- [TASK STATEMENT]: Images are not part of the copy; transcribe all the data exactly.

# # # # # # #

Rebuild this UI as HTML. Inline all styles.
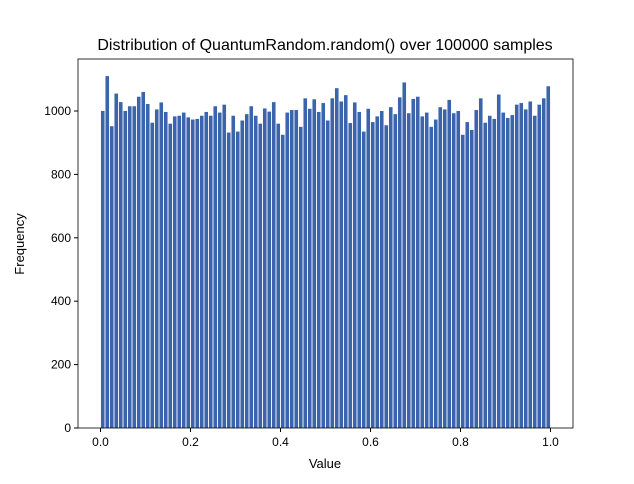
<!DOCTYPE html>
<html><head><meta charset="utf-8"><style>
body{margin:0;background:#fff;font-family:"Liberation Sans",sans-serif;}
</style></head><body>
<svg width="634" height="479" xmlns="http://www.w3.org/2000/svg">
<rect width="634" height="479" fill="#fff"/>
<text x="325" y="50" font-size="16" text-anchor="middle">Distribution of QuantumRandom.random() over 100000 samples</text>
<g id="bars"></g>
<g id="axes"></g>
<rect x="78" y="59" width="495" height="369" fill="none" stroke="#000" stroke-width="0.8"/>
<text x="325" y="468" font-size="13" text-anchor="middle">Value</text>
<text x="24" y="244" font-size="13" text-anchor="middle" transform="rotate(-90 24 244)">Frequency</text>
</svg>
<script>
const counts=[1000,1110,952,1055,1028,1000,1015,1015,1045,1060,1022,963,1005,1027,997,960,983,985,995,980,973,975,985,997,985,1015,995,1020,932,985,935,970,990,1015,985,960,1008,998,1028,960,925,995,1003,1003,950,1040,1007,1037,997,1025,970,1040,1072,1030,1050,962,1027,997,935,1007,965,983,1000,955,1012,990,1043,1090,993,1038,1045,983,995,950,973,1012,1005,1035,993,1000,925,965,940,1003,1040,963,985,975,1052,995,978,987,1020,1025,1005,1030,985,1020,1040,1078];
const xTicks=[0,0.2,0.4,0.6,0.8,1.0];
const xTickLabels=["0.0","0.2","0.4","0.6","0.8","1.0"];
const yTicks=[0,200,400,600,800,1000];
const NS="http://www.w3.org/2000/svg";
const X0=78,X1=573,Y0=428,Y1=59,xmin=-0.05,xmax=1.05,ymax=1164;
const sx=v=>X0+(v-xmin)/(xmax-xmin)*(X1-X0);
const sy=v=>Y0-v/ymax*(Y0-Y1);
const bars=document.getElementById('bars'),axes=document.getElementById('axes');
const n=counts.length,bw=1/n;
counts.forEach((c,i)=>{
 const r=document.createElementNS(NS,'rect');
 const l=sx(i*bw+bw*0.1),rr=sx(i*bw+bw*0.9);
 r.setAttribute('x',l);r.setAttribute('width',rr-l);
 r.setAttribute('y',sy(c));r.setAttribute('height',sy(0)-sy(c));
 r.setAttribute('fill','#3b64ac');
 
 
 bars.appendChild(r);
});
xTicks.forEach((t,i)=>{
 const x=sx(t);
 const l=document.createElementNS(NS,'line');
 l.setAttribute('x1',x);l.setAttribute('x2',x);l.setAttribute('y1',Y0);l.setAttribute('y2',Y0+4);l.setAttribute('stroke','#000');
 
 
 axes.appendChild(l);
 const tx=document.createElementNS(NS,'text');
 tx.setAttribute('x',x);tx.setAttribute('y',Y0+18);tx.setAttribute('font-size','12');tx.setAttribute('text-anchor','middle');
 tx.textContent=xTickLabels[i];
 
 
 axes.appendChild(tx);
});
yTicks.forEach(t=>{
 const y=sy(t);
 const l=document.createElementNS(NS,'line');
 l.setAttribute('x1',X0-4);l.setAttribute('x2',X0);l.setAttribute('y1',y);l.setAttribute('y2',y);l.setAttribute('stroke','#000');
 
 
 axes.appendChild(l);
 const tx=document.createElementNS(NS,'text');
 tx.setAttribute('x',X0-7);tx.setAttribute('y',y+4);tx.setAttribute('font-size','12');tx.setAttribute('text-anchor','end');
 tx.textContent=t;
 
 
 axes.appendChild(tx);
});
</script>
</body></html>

# # # # # # #

- [EXERCISE OUTPUT]:
Rebuild this UI as HTML. Inline all styles.
<!DOCTYPE html>
<html><head><meta charset="utf-8"><style>
body{margin:0;background:#fff;font-family:"Liberation Sans",sans-serif;}
</style></head><body>
<svg width="634" height="479" xmlns="http://www.w3.org/2000/svg">
<rect width="634" height="479" fill="#fff"/>
<text x="325" y="50" font-size="16" text-anchor="middle">Distribution of QuantumRandom.random() over 100000 samples</text>
<g id="bars"></g>
<g id="axes"></g>
<rect x="78" y="59" width="495" height="369" fill="none" stroke="#000" stroke-width="0.8"/>
<text x="325" y="468" font-size="13" text-anchor="middle">Value</text>
<text x="24" y="244" font-size="13" text-anchor="middle" transform="rotate(-90 24 244)">Frequency</text>
</svg>
<script>
const counts=[1000,1110,952,1055,1028,1000,1015,1015,1045,1060,1022,963,1005,1027,997,960,983,985,995,980,973,975,985,997,985,1015,995,1020,932,985,935,970,990,1015,985,960,1008,998,1028,960,925,995,1003,1003,950,1040,1007,1037,997,1025,970,1040,1072,1030,1050,962,1027,997,935,1007,965,983,1000,955,1012,990,1043,1090,993,1038,1045,983,995,950,973,1012,1005,1035,993,1000,925,965,940,1003,1040,963,985,975,1052,995,978,987,1020,1025,1005,1030,985,1020,1040,1078];
const xTicks=[0,0.2,0.4,0.6,0.8,1.0];
const xTickLabels=["0.0","0.2","0.4","0.6","0.8","1.0"];
const yTicks=[0,200,400,600,800,1000];
const NS="http://www.w3.org/2000/svg";
const X0=78,X1=573,Y0=428,Y1=59,xmin=-0.05,xmax=1.05,ymax=1164;
const sx=v=>X0+(v-xmin)/(xmax-xmin)*(X1-X0);
const sy=v=>Y0-v/ymax*(Y0-Y1);
const bars=document.getElementById('bars'),axes=document.getElementById('axes');
const n=counts.length,bw=1/n;
counts.forEach((c,i)=>{
 const r=document.createElementNS(NS,'rect');
 const l=sx(i*bw+bw*0.1),rr=sx(i*bw+bw*0.9);
 r.setAttribute('x',l);r.setAttribute('width',rr-l);
 r.setAttribute('y',sy(c));r.setAttribute('height',sy(0)-sy(c));
 r.setAttribute('fill','#3b64ac');
 
 
 bars.appendChild(r);
});
xTicks.forEach((t,i)=>{
 const x=sx(t);
 const l=document.createElementNS(NS,'line');
 l.setAttribute('x1',x);l.setAttribute('x2',x);l.setAttribute('y1',Y0);l.setAttribute('y2',Y0+4);l.setAttribute('stroke','#000');
 
 
 axes.appendChild(l);
 const tx=document.createElementNS(NS,'text');
 tx.setAttribute('x',x);tx.setAttribute('y',Y0+18);tx.setAttribute('font-size','12');tx.setAttribute('text-anchor','middle');
 tx.textContent=xTickLabels[i];
 
 
 axes.appendChild(tx);
});
yTicks.forEach(t=>{
 const y=sy(t);
 const l=document.createElementNS(NS,'line');
 l.setAttribute('x1',X0-4);l.setAttribute('x2',X0);l.setAttribute('y1',y);l.setAttribute('y2',y);l.setAttribute('stroke','#000');
 
 
 axes.appendChild(l);
 const tx=document.createElementNS(NS,'text');
 tx.setAttribute('x',X0-7);tx.setAttribute('y',y+4);tx.setAttribute('font-size','12');tx.setAttribute('text-anchor','end');
 tx.textContent=t;
 
 
 axes.appendChild(tx);
});
</script>
</body></html>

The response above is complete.